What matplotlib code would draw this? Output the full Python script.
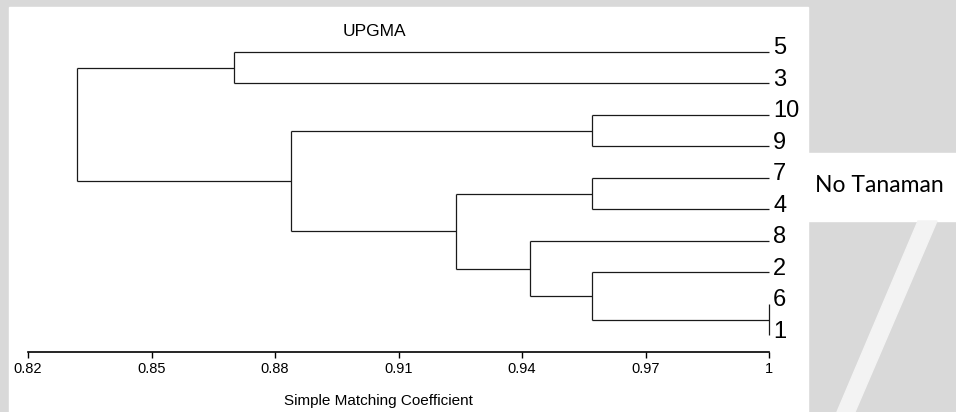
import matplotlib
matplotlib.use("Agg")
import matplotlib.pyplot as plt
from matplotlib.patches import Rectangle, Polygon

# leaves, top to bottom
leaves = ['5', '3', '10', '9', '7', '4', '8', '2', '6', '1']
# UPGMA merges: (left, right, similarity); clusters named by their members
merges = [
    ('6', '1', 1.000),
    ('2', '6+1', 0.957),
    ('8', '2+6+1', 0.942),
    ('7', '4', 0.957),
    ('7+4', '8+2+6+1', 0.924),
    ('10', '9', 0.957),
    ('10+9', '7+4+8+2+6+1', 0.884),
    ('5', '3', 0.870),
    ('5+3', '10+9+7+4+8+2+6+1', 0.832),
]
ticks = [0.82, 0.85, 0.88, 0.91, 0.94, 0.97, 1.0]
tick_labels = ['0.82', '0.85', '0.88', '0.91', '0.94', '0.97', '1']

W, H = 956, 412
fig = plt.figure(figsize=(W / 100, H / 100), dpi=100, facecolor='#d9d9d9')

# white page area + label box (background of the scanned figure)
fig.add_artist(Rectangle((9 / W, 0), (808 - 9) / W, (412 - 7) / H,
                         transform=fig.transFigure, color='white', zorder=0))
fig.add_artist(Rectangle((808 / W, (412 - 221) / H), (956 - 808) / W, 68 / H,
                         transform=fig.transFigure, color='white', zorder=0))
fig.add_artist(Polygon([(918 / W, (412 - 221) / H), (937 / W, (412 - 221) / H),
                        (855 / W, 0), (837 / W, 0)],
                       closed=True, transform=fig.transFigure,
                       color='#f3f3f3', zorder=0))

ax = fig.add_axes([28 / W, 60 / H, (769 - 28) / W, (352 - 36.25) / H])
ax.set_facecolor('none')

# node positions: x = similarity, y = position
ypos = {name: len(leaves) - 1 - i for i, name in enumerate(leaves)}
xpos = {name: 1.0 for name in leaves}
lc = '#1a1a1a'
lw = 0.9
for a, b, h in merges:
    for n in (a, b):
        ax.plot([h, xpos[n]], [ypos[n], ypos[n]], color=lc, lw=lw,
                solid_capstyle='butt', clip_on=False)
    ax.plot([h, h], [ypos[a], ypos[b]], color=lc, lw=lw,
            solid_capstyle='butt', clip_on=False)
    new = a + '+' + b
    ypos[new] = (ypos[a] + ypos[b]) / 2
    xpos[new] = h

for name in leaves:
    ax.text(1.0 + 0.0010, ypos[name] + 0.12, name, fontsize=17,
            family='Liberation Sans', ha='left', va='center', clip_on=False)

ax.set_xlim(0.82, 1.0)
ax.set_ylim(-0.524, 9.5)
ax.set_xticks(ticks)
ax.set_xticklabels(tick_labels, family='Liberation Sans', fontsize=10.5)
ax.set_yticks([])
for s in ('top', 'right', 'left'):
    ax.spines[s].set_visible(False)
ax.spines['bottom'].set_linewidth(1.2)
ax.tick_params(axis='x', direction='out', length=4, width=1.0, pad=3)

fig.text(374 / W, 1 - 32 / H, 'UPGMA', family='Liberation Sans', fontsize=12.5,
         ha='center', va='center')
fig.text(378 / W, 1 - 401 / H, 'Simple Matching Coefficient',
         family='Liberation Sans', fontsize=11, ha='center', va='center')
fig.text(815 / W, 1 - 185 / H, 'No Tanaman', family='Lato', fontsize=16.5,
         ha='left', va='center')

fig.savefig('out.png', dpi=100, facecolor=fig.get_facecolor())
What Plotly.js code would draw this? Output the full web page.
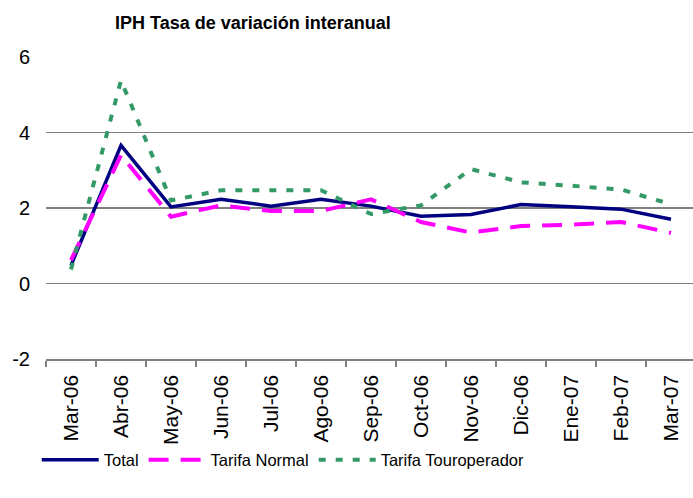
_ _ _ _ _ _ _
• **Exercise brief**: Your copy should hold every record word for word and none of the pictures.

• **Output of the task**:
What matplotlib code would draw this? Output the full Python script.
import matplotlib
matplotlib.use("Agg")
import matplotlib.pyplot as plt
from matplotlib.patches import Rectangle, Polygon

# leaves, top to bottom
leaves = ['5', '3', '10', '9', '7', '4', '8', '2', '6', '1']
# UPGMA merges: (left, right, similarity); clusters named by their members
merges = [
    ('6', '1', 1.000),
    ('2', '6+1', 0.957),
    ('8', '2+6+1', 0.942),
    ('7', '4', 0.957),
    ('7+4', '8+2+6+1', 0.924),
    ('10', '9', 0.957),
    ('10+9', '7+4+8+2+6+1', 0.884),
    ('5', '3', 0.870),
    ('5+3', '10+9+7+4+8+2+6+1', 0.832),
]
ticks = [0.82, 0.85, 0.88, 0.91, 0.94, 0.97, 1.0]
tick_labels = ['0.82', '0.85', '0.88', '0.91', '0.94', '0.97', '1']

W, H = 956, 412
fig = plt.figure(figsize=(W / 100, H / 100), dpi=100, facecolor='#d9d9d9')

# white page area + label box (background of the scanned figure)
fig.add_artist(Rectangle((9 / W, 0), (808 - 9) / W, (412 - 7) / H,
                         transform=fig.transFigure, color='white', zorder=0))
fig.add_artist(Rectangle((808 / W, (412 - 221) / H), (956 - 808) / W, 68 / H,
                         transform=fig.transFigure, color='white', zorder=0))
fig.add_artist(Polygon([(918 / W, (412 - 221) / H), (937 / W, (412 - 221) / H),
                        (855 / W, 0), (837 / W, 0)],
                       closed=True, transform=fig.transFigure,
                       color='#f3f3f3', zorder=0))

ax = fig.add_axes([28 / W, 60 / H, (769 - 28) / W, (352 - 36.25) / H])
ax.set_facecolor('none')

# node positions: x = similarity, y = position
ypos = {name: len(leaves) - 1 - i for i, name in enumerate(leaves)}
xpos = {name: 1.0 for name in leaves}
lc = '#1a1a1a'
lw = 0.9
for a, b, h in merges:
    for n in (a, b):
        ax.plot([h, xpos[n]], [ypos[n], ypos[n]], color=lc, lw=lw,
                solid_capstyle='butt', clip_on=False)
    ax.plot([h, h], [ypos[a], ypos[b]], color=lc, lw=lw,
            solid_capstyle='butt', clip_on=False)
    new = a + '+' + b
    ypos[new] = (ypos[a] + ypos[b]) / 2
    xpos[new] = h

for name in leaves:
    ax.text(1.0 + 0.0010, ypos[name] + 0.12, name, fontsize=17,
            family='Liberation Sans', ha='left', va='center', clip_on=False)

ax.set_xlim(0.82, 1.0)
ax.set_ylim(-0.524, 9.5)
ax.set_xticks(ticks)
ax.set_xticklabels(tick_labels, family='Liberation Sans', fontsize=10.5)
ax.set_yticks([])
for s in ('top', 'right', 'left'):
    ax.spines[s].set_visible(False)
ax.spines['bottom'].set_linewidth(1.2)
ax.tick_params(axis='x', direction='out', length=4, width=1.0, pad=3)

fig.text(374 / W, 1 - 32 / H, 'UPGMA', family='Liberation Sans', fontsize=12.5,
         ha='center', va='center')
fig.text(378 / W, 1 - 401 / H, 'Simple Matching Coefficient',
         family='Liberation Sans', fontsize=11, ha='center', va='center')
fig.text(815 / W, 1 - 185 / H, 'No Tanaman', family='Lato', fontsize=16.5,
         ha='left', va='center')

fig.savefig('out.png', dpi=100, facecolor=fig.get_facecolor())
What Plotly.js code would draw this? Output the full web page.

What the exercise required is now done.